Extract the whole listing as it stands. Do not include the pictures.

> **Recorded data**:
□ □ □ □
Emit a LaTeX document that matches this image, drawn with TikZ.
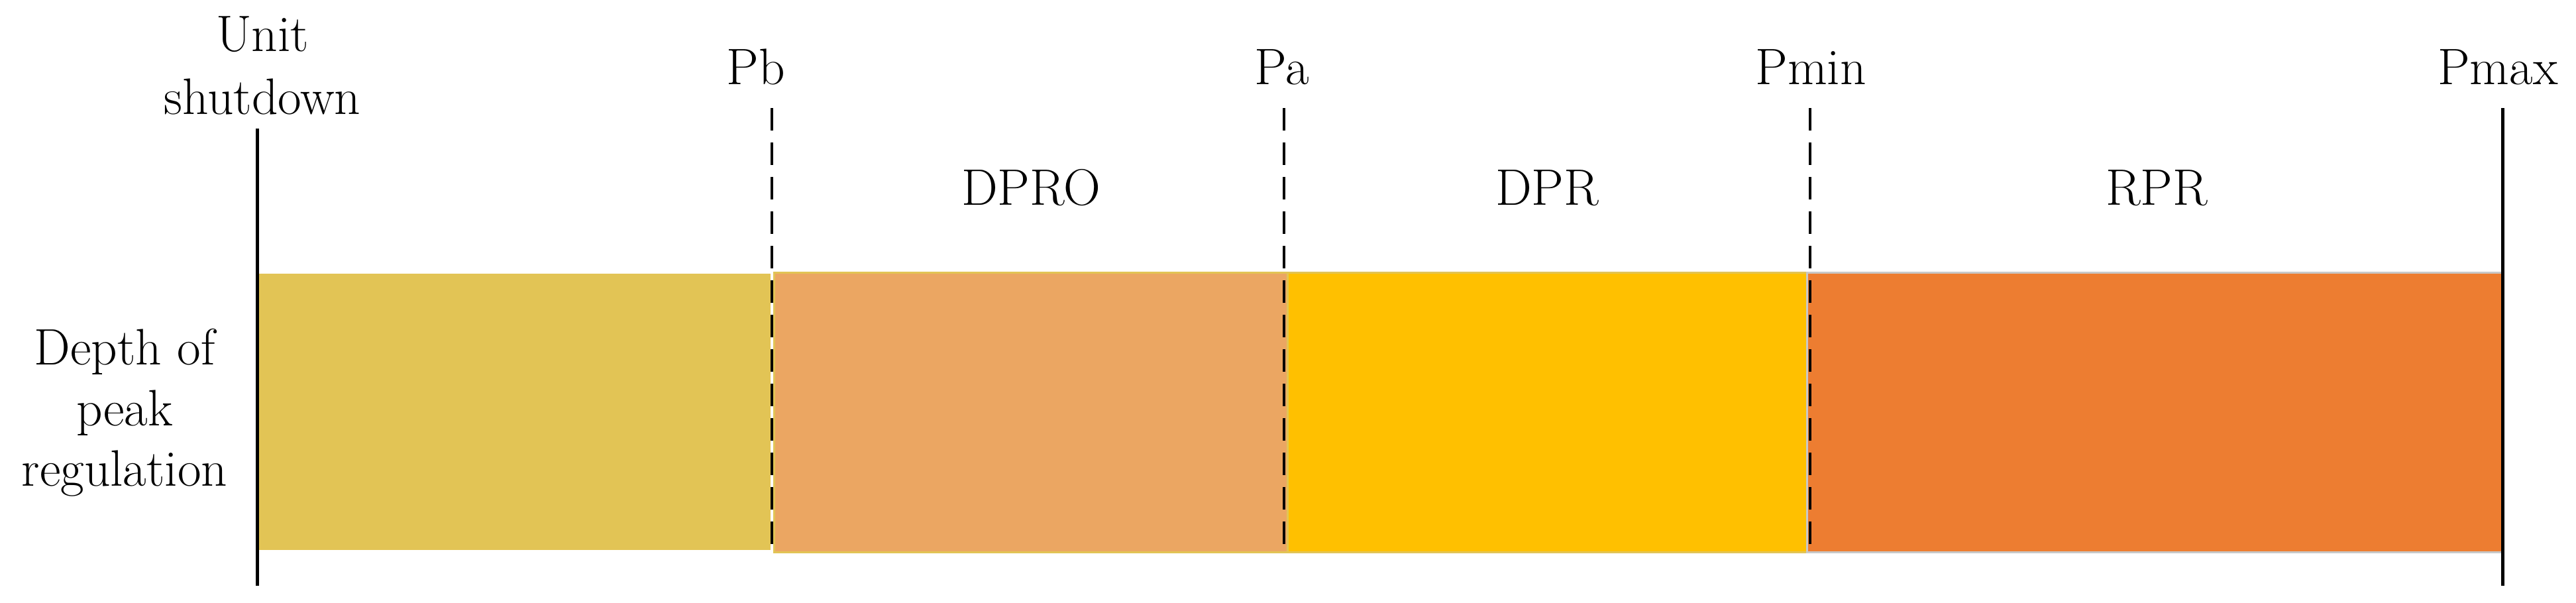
\documentclass[tikz,border=0pt]{standalone}
\begin{document}
\begin{tikzpicture}[x=0.01cm,y=-0.01cm,
  lbl/.style={inner sep=0pt,outer sep=0pt,font=\fontsize{22}{27}\selectfont},
  solidline/.style={draw=black,line width=0.05cm},
  dashline/.style={draw=black,line width=0.045cm,dash pattern=on 0.34cm off 0.18cm},
  barbox/.style={line width=0.03cm}]
\definecolor{cA}{HTML}{E2C455}
\definecolor{cB}{HTML}{EBA662}
\definecolor{cC}{HTML}{FFC000}
\definecolor{cD}{HTML}{ED7D31}
\definecolor{cGray}{HTML}{C8C8C8}
\useasboundingbox (0,0) rectangle (3888,909);
% bars
\fill[cA] (390,413) rectangle (1163,830);
\filldraw[barbox,draw=cA,fill=cB] (1168,411) rectangle (1943,833);
\filldraw[barbox,draw=cA,fill=cC] (1943,411) rectangle (2727,833);
\filldraw[barbox,draw=cGray,fill=cD] (2727,411) rectangle (3777,833);
\fill[cD] (2729,413) rectangle (3775,831);
% coordinates
\coordinate (shT) at (388,194);
\coordinate (shB) at (388,884);
\coordinate (pbT) at (1165,163);
\coordinate (pbB) at (1165,832);
\coordinate (paT) at (1938,163);
\coordinate (paB) at (1938,832);
\coordinate (pminT) at (2732,163);
\coordinate (pminB) at (2732,832);
\coordinate (pmaxT) at (3777,163);
\coordinate (pmaxB) at (3777,884);
% lines
\draw[solidline] (shT) -- (shB);
\draw[dashline] (pbT) -- (pbB);
\draw[dashline] (paT) -- (paB);
\draw[dashline] (pminT) -- (pminB);
\draw[solidline] (pmaxT) -- (pmaxB);
% labels
\node[lbl,anchor=north,align=center] (unit) at (396,25) {Unit\\shutdown};
\node[lbl,anchor=north,align=center,font=\fontsize{22}{26.1}\selectfont] (depth) at (188,496) {Depth of\\peak\\regulation};
\node[lbl,anchor=base] (pb) at (1141,127) {Pb};
\node[lbl,anchor=base] (pa) at (1935,127) {Pa};
\node[lbl,anchor=base] (pmin) at (2733,127) {Pmin};
\node[lbl,anchor=base] (pmax) at (3770,127) {Pmax};
\node[lbl,anchor=base] (dpro) at (1556,309) {DPRO};
\node[lbl,anchor=base] (dpr) at (2335,309) {DPR};
\node[lbl,anchor=base] (rpr) at (3255,309) {RPR};
\end{tikzpicture}
\end{document}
□ □ □ □
> **Result**:
Emit a LaTeX document that matches this image, drawn with TikZ.
\documentclass[tikz,border=0pt]{standalone}
\begin{document}
\begin{tikzpicture}[x=0.01cm,y=-0.01cm,
  lbl/.style={inner sep=0pt,outer sep=0pt,font=\fontsize{22}{27}\selectfont},
  solidline/.style={draw=black,line width=0.05cm},
  dashline/.style={draw=black,line width=0.045cm,dash pattern=on 0.34cm off 0.18cm},
  barbox/.style={line width=0.03cm}]
\definecolor{cA}{HTML}{E2C455}
\definecolor{cB}{HTML}{EBA662}
\definecolor{cC}{HTML}{FFC000}
\definecolor{cD}{HTML}{ED7D31}
\definecolor{cGray}{HTML}{C8C8C8}
\useasboundingbox (0,0) rectangle (3888,909);
% bars
\fill[cA] (390,413) rectangle (1163,830);
\filldraw[barbox,draw=cA,fill=cB] (1168,411) rectangle (1943,833);
\filldraw[barbox,draw=cA,fill=cC] (1943,411) rectangle (2727,833);
\filldraw[barbox,draw=cGray,fill=cD] (2727,411) rectangle (3777,833);
\fill[cD] (2729,413) rectangle (3775,831);
% coordinates
\coordinate (shT) at (388,194);
\coordinate (shB) at (388,884);
\coordinate (pbT) at (1165,163);
\coordinate (pbB) at (1165,832);
\coordinate (paT) at (1938,163);
\coordinate (paB) at (1938,832);
\coordinate (pminT) at (2732,163);
\coordinate (pminB) at (2732,832);
\coordinate (pmaxT) at (3777,163);
\coordinate (pmaxB) at (3777,884);
% lines
\draw[solidline] (shT) -- (shB);
\draw[dashline] (pbT) -- (pbB);
\draw[dashline] (paT) -- (paB);
\draw[dashline] (pminT) -- (pminB);
\draw[solidline] (pmaxT) -- (pmaxB);
% labels
\node[lbl,anchor=north,align=center] (unit) at (396,25) {Unit\\shutdown};
\node[lbl,anchor=north,align=center,font=\fontsize{22}{26.1}\selectfont] (depth) at (188,496) {Depth of\\peak\\regulation};
\node[lbl,anchor=base] (pb) at (1141,127) {Pb};
\node[lbl,anchor=base] (pa) at (1935,127) {Pa};
\node[lbl,anchor=base] (pmin) at (2733,127) {Pmin};
\node[lbl,anchor=base] (pmax) at (3770,127) {Pmax};
\node[lbl,anchor=base] (dpro) at (1556,309) {DPRO};
\node[lbl,anchor=base] (dpr) at (2335,309) {DPR};
\node[lbl,anchor=base] (rpr) at (3255,309) {RPR};
\end{tikzpicture}
\end{document}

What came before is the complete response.